Print exactly the lines from the first one down to the line that contains "const last = days.length - 1;", both included, and skip the pictures.

>> START GIVEN INFORMATION

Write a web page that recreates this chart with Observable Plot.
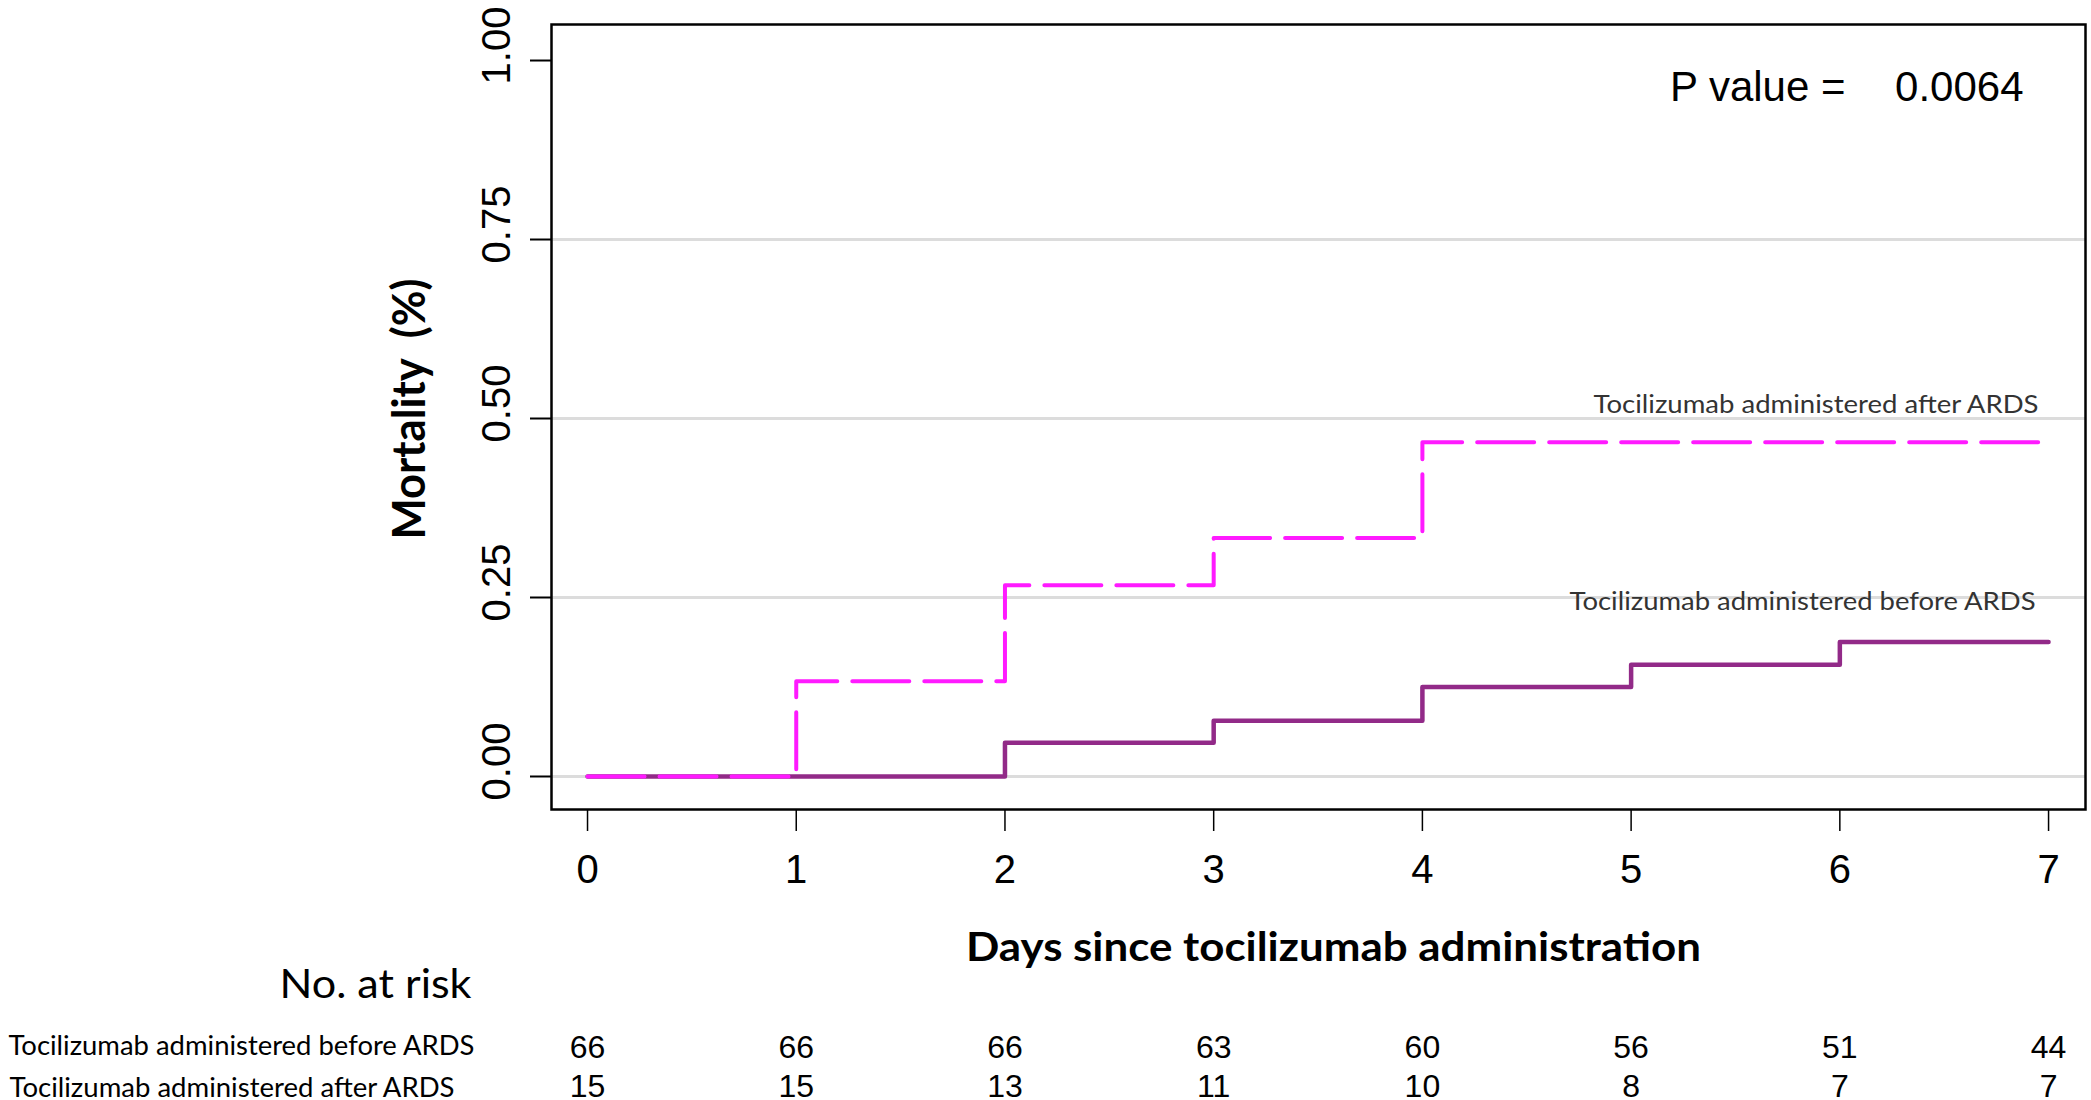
<!DOCTYPE html>
<html>
<head>
<meta charset="utf-8">
<script src="https://cdn.jsdelivr.net/npm/d3@7"></script>
<script src="https://cdn.jsdelivr.net/npm/@observablehq/plot@0.6"></script>
<style>
  html, body { margin: 0; padding: 0; background: #ffffff; }
  #chart svg { display: block; }
</style>
</head>
<body>
<div id="chart"></div>
<script>
// ---- data ----
const days = [0, 1, 2, 3, 4, 5, 6, 7];
const mortalityAfter  = [0, 0.133, 0.267, 0.333, 0.467, 0.467, 0.467, 0.467];
const mortalityBefore = [0, 0, 0.047, 0.078, 0.125, 0.156, 0.188, 0.188];
const riskBefore = [66, 66, 66, 63, 60, 56, 51, 44];
const riskAfter  = [15, 15, 13, 11, 10, 8, 7, 7];
const groupBefore = "Tocilizumab administered before ARDS";
const groupAfter  = "Tocilizumab administered after ARDS";
const yTicks = [0, 0.25, 0.5, 0.75, 1];
const gridTicks = [0, 0.25, 0.5, 0.75];
const xLabel = "Days since tocilizumab administration";
const yLabel = "Mortality  (%)";
const riskTitle = "No. at risk";
const pLabel = "P value =";
const pValue = "0.0064";

// ---- tables built from arrays ----
const before = days.map((d, i) => ({day: d, mortality: mortalityBefore[i], risk: riskBefore[i]}));
const after  = days.map((d, i) => ({day: d, mortality: mortalityAfter[i], risk: riskAfter[i]}));
const last = days.length - 1;

const SANS = "Liberation Sans, Arial, sans-serif";
const HUM = "Lato, 'Open Sans', sans-serif";
const colBefore = "#922a88";
const colAfter = "#ff1aff";

const chart = Plot.plot({
  width: 2091,
  height: 1100,
  marginLeft: 551,
  marginRight: 6,
  marginTop: 24,
  marginBottom: 291,
  style: {background: "#ffffff", overflow: "visible"},
  x: {domain: [-0.1726, 7.177]},
  y: {domain: [-0.0461, 1.0503]},
  marks: [
    Plot.ruleY(gridTicks, {stroke: "#dcdcdc", strokeWidth: 3}),
    Plot.line(before, {x: "day", y: "mortality", curve: "step-after", stroke: colBefore, strokeWidth: 4.5}),
    Plot.line(after, {x: "day", y: "mortality", curve: "step-after", stroke: colAfter, strokeWidth: 4, strokeDasharray: "57,15"}),
    Plot.frame({stroke: "#000", strokeWidth: 2.5}),
    // y ticks (marks only)
    Plot.axisY(yTicks, {tickSize: 21, fill: "none", strokeWidth: 2, label: null}),
    // y tick labels (rotated, shifted up as in R output)
    Plot.axisY(yTicks, {tickSize: 0, tickFormat: d3.format(".2f"), tickRotate: -90, tickPadding: 42, dy: -15,
      fontSize: 40, fontFamily: SANS, label: null, fill: "#000"}),
    Plot.axisX(days, {tickSize: 22, tickPadding: 23, tickFormat: d3.format("d"), fontSize: 40, fontFamily: SANS,
      strokeWidth: 1.5, label: null, fill: "#000"}),
    // y label
    Plot.text([yLabel], {text: d => d, frameAnchor: "left", rotate: -90, textAnchor: "middle",
      lineAnchor: "bottom", dx: -127, dy: -8, fontSize: 45, fontWeight: "bold", fontFamily: HUM, fill: "#000"}),
    // x label
    Plot.text([xLabel], {text: d => d, frameAnchor: "bottom", textAnchor: "middle",
      lineAnchor: "bottom", dx: 15, dy: 151, fontSize: 41, fontWeight: "bold", fontFamily: HUM, fill: "#000"}),
    // p value
    Plot.text([pLabel], {text: d => d, frameAnchor: "top-right", textAnchor: "end", lineAnchor: "bottom",
      dx: -240, dy: 76, fontSize: 42, fontFamily: SANS, fill: "#000"}),
    Plot.text([pValue], {text: d => d, frameAnchor: "top-right", textAnchor: "end", lineAnchor: "bottom",
      dx: -62, dy: 76, fontSize: 42, fontFamily: SANS, fill: "#000"}),
    // curve labels
    Plot.text([after[last]], {x: "day", y: "mortality", text: () => groupAfter, textAnchor: "end",
      lineAnchor: "bottom", dx: -10, dy: -29, fontSize: 25, fontFamily: HUM, fill: "#333"}),
    Plot.text([before[last]], {x: "day", y: "mortality", text: () => groupBefore, textAnchor: "end",
      lineAnchor: "bottom", dx: -13, dy: -32, fontSize: 25, fontFamily: HUM, fill: "#333"}),
    // risk table
    Plot.text([riskTitle], {text: d => d, frameAnchor: "bottom-left", textAnchor: "end", lineAnchor: "bottom",
      dx: -80, dy: 188, fontSize: 41, fontFamily: HUM, fill: "#000"}),
    Plot.text([groupBefore], {text: d => d, frameAnchor: "bottom-left", textAnchor: "start", lineAnchor: "bottom",
      dx: -543, dy: 245, fontSize: 27, fontFamily: HUM, fill: "#000"}),
    Plot.text([groupAfter], {text: d => d, frameAnchor: "bottom-left", textAnchor: "start", lineAnchor: "bottom",
      dx: -542, dy: 287, fontSize: 27, fontFamily: HUM, fill: "#000"}),
    Plot.text(before, {x: "day", text: "risk", frameAnchor: "bottom", textAnchor: "middle", lineAnchor: "bottom",
      dy: 248, fontSize: 32, fontFamily: SANS, fill: "#000"}),
    Plot.text(after, {x: "day", text: "risk", frameAnchor: "bottom", textAnchor: "middle", lineAnchor: "bottom",
      dy: 287, fontSize: 32, fontFamily: SANS, fill: "#000"})
  ]
});

// condensed (Calibri-like) text widths from the reference
const lengths = new Map([
  [yLabel, 261], [xLabel, 735], [riskTitle, 192], [groupBefore, 466], [groupAfter, 445]
]);
chart.querySelectorAll("text").forEach(t => {
  const L = lengths.get(t.textContent);
  if (L) { t.setAttribute("textLength", L); t.setAttribute("lengthAdjust", "spacingAndGlyphs"); }
});

document.getElementById("chart").appendChild(chart);
</script>
</body>
</html>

>> END GIVEN INFORMATION

▸ EXPECTED OUTPUT
Write a web page that recreates this chart with Observable Plot.
<!DOCTYPE html>
<html>
<head>
<meta charset="utf-8">
<script src="https://cdn.jsdelivr.net/npm/d3@7"></script>
<script src="https://cdn.jsdelivr.net/npm/@observablehq/plot@0.6"></script>
<style>
  html, body { margin: 0; padding: 0; background: #ffffff; }
  #chart svg { display: block; }
</style>
</head>
<body>
<div id="chart"></div>
<script>
// ---- data ----
const days = [0, 1, 2, 3, 4, 5, 6, 7];
const mortalityAfter  = [0, 0.133, 0.267, 0.333, 0.467, 0.467, 0.467, 0.467];
const mortalityBefore = [0, 0, 0.047, 0.078, 0.125, 0.156, 0.188, 0.188];
const riskBefore = [66, 66, 66, 63, 60, 56, 51, 44];
const riskAfter  = [15, 15, 13, 11, 10, 8, 7, 7];
const groupBefore = "Tocilizumab administered before ARDS";
const groupAfter  = "Tocilizumab administered after ARDS";
const yTicks = [0, 0.25, 0.5, 0.75, 1];
const gridTicks = [0, 0.25, 0.5, 0.75];
const xLabel = "Days since tocilizumab administration";
const yLabel = "Mortality  (%)";
const riskTitle = "No. at risk";
const pLabel = "P value =";
const pValue = "0.0064";

// ---- tables built from arrays ----
const before = days.map((d, i) => ({day: d, mortality: mortalityBefore[i], risk: riskBefore[i]}));
const after  = days.map((d, i) => ({day: d, mortality: mortalityAfter[i], risk: riskAfter[i]}));
const last = days.length - 1;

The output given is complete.